Dopo dieci anni di ricerca, Soal approda a Roma con un linguaggio maturo e mobile. Le spirali, le concrezioni e le superfici vibratili che abitano al MAXXI non sono oggetti statici, ma processi vitali: forme che si espandono, che respirano, che continuano a mutare sotto la luce. Ogni opera è una soglia tra passato e futuro, tra memoria e metamorfosi. Il titolo della mostra, Spillovers: Notes on a Phenomenological Ecology, scelto dal curatore chiarisce il senso profondo di questa ricerca. Spillover significa tracimazione, oltrepassamento, e nelle opere di Soal tutto sembra davvero debordare dai propri confini. La forma non si chiude, ma si prolunga nello spazio; la materia oltrepassa se stessa e diventa esperienza, percezione, incontro.
Cesare Biasini Selvaggi interpreta questo principio con una curatela discreta e risonante. Lo spazio non impone un ordine, ma un ritmo. Le opere convivono come presenze autonome e dialoganti, immerse in una luce che cambia con le ore, rivelando dettagli sempre nuovi. È una mostra che invita alla lentezza, all’ascolto, alla sospensione. La luce naturale del Corner MAXXI è parte viva di questo racconto. Filtra dalle vetrate e si posa sui dischetti consunti, sugli stuzzicadenti, sul cemento e sui tappi, creando ombre mutevoli come battiti. Non illumina, ma rivela: accompagna la metamorfosi, fa vibrare le superfici, dà corpo all’invisibile.

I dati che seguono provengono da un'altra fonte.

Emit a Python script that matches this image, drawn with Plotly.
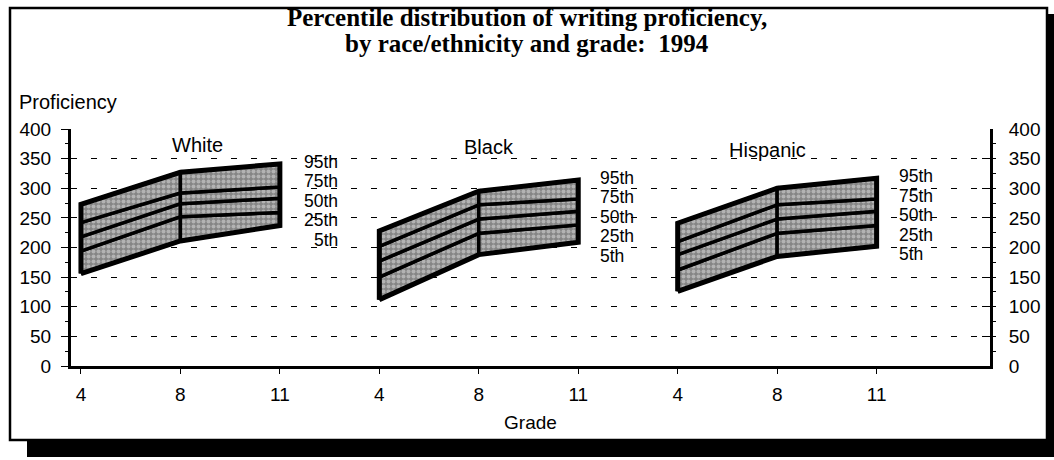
import plotly.graph_objects as go

# ---------------- data ----------------
grades = ["4", "8", "11"]
groups = ["White", "Black", "Hispanic"]
percentiles = ["5th", "25th", "50th", "75th", "95th"]

# proficiency by percentile (5th, 25th, 50th, 75th, 95th); each list = grades 4, 8, 11
white = [[156, 211, 237], [194, 252, 259], [218, 274, 283], [242, 292, 302], [273, 327, 341]]
black = [[112, 188, 209], [150, 224, 238], [177, 248, 261], [202, 272, 282], [228, 295, 314]]
hispanic = [[126, 185, 202], [162, 224, 237], [188, 248, 261], [210, 272, 282], [241, 300, 317]]
group_values = [white, black, hispanic]

y_ticks = [0, 50, 100, 150, 200, 250, 300, 350, 400]

title_lines = ["Percentile distribution of writing proficiency,",
               "by race/ethnicity and grade:  1994"]

# ---------------- styling ----------------
FONT = "Liberation Sans, Arial, sans-serif"
SERIF = "Liberation Serif, Times New Roman, serif"
W, H = 1054, 460
ML, MR, MT, MB = 71, 64, 129, 94
n = len(grades)

fig = go.Figure()

def pos(g, i):
    return g * n + i

pattern = dict(shape=".", bgcolor="#858585", fgcolor="#e2e2e2", size=5, solidity=0.5)

for g, vals in enumerate(group_values):
    # bands between consecutive percentiles, split at each grade
    for b in range(len(percentiles) - 1):
        lo, hi = vals[b], vals[b + 1]
        for s in range(n - 1):
            xs = [pos(g, s), pos(g, s + 1), pos(g, s + 1), pos(g, s), pos(g, s)]
            ys = [lo[s], lo[s + 1], hi[s + 1], hi[s], lo[s]]
            fig.add_trace(go.Scatter(
                x=xs, y=ys, mode="lines", fill="toself",
                fillpattern=pattern,
                line=dict(color="black", width=3.5),
                hoverinfo="skip", showlegend=False))
    # thick outer outline
    low, top = vals[0], vals[-1]
    xs = [pos(g, i) for i in range(n)] + [pos(g, i) for i in reversed(range(n))] + [pos(g, 0)]
    ys = low + top[::-1] + [low[0]]
    fig.add_trace(go.Scatter(x=xs, y=ys, mode="lines",
                             line=dict(color="black", width=5),
                             hoverinfo="skip", showlegend=False))

# invisible trace to activate right axis
fig.add_trace(go.Scatter(x=[0], y=[0], yaxis="y2", mode="markers",
                         marker=dict(opacity=0), hoverinfo="skip", showlegend=False))

annotations = []
# title lines
for k, line in enumerate(title_lines):
    annotations.append(dict(xref="paper", yref="paper", x=0.5 + (527 - (ML + (W - ML - MR) / 2)) / (W - ML - MR),
                            y=1, yshift=(MT - 17) - 26 * k, xanchor="center", yanchor="middle",
                            text="<b>%s</b>" % line, showarrow=False, borderpad=0,
                            font=dict(family=SERIF, size=25, color="black")))

# group titles
title_rel_x = [1.17, 1.10, 0.90]
title_y = [373, 370, 365]
for g, name in enumerate(groups):
    annotations.append(dict(x=g * n + title_rel_x[g], y=title_y[g], text=name, showarrow=False,
                            font=dict(family=FONT, size=20, color="black")))

# percentile labels
for g, vals in enumerate(group_values):
    top11 = vals[-1][-1]
    for k, lab in enumerate(reversed(percentiles)):
        if g == 0:
            ax, anc = g * n + 2.59, "right"
        else:
            ax, anc = g * n + 2.21, "left"
        annotations.append(dict(x=ax, y=top11, yshift=2 - 19.5 * k, text=lab,
                                xanchor=anc, showarrow=False, borderpad=0,
                                font=dict(family=FONT, size=17.5, color="black")))

# y axis caption
annotations.append(dict(xref="paper", yref="paper", x=0, y=1, xshift=-54, yshift=27,
                        xanchor="left", yanchor="middle", text="Proficiency", showarrow=False,
                        font=dict(family=FONT, size=20, color="black")))

# frame with drop shadow (pixel coords)
def px(X):
    return (X - ML) / (W - ML - MR)

def py(Y):
    return (H - MB - Y) / (H - MT - MB)

shapes = [
    dict(type="rect", xref="paper", yref="paper", x0=px(10), x1=px(1047), y0=py(440), y1=py(8),
         line=dict(color="black", width=2.5), layer="below"),
    dict(type="rect", xref="paper", yref="paper", x0=px(27), x1=px(1054), y0=py(457), y1=py(440),
         fillcolor="black", line=dict(width=0)),
    dict(type="rect", xref="paper", yref="paper", x0=px(1046), x1=px(1054), y0=py(457), y1=py(14),
         fillcolor="black", line=dict(width=0)),
]

fig.update_layout(
    width=W, height=H,
    margin=dict(l=ML, r=MR, t=MT, b=MB, autoexpand=False),
    paper_bgcolor="white", plot_bgcolor="white",
    xaxis=dict(range=[-0.1, 9.14], tickmode="array",
               tickvals=[pos(g, i) for g in range(len(groups)) for i in range(n)],
               ticktext=grades * len(groups),
               showline=True, linewidth=3, linecolor="black",
               ticks="outside", ticklen=5, tickwidth=1.2, tickcolor="black",
               showgrid=False, zeroline=False, ticklabelstandoff=4,
               tickfont=dict(family=FONT, size=19, color="black"),
               title=dict(text="Grade", standoff=12, font=dict(family=FONT, size=19, color="black"))),
    yaxis=dict(range=[0, 400], tickvals=y_ticks, showline=True, linewidth=3, linecolor="black",
               ticks="outside", ticklen=7, tickwidth=1.2, tickcolor="black",
               showgrid=True, gridcolor="black", gridwidth=1.3, griddash="6px,14px",
               zeroline=False, ticklabelstandoff=6,
               minor=dict(ticks="outside", ticklen=3, dtick=25, tickcolor="black", showgrid=False),
               tickfont=dict(family=FONT, size=19, color="black")),
    yaxis2=dict(range=[0, 400], tickvals=y_ticks, overlaying="y", side="right",
                showline=True, linewidth=3, linecolor="black",
                ticks="inside", ticklen=8, tickwidth=1.2, tickcolor="black",
                showgrid=False, zeroline=False, ticklabelstandoff=12,
                minor=dict(ticks="outside", ticklen=3, dtick=25, tickcolor="black", showgrid=False),
                tickfont=dict(family=FONT, size=19, color="black")),
    annotations=annotations,
    shapes=shapes,
    showlegend=False,
)

fig.write_html("out.html", config={"displayModeBar": False},
               post_script="document.body.style.margin='0';document.body.style.overflow='hidden';")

La mostra è accompagnata da una monografia edita da Silvana Editoriale che ripercorre l’intero percorso di ricerca di Chris Soal, con testi di Giuliana Benassi, Cesare Biasini Selvaggi e Alessandro Romanini. Un modo per prolungare nel pensiero ciò che, davanti alle sue sculture, si manifesta come pura rivelazione: la certezza che anche la materia, se ascoltata con rispetto, sa parlare di noi.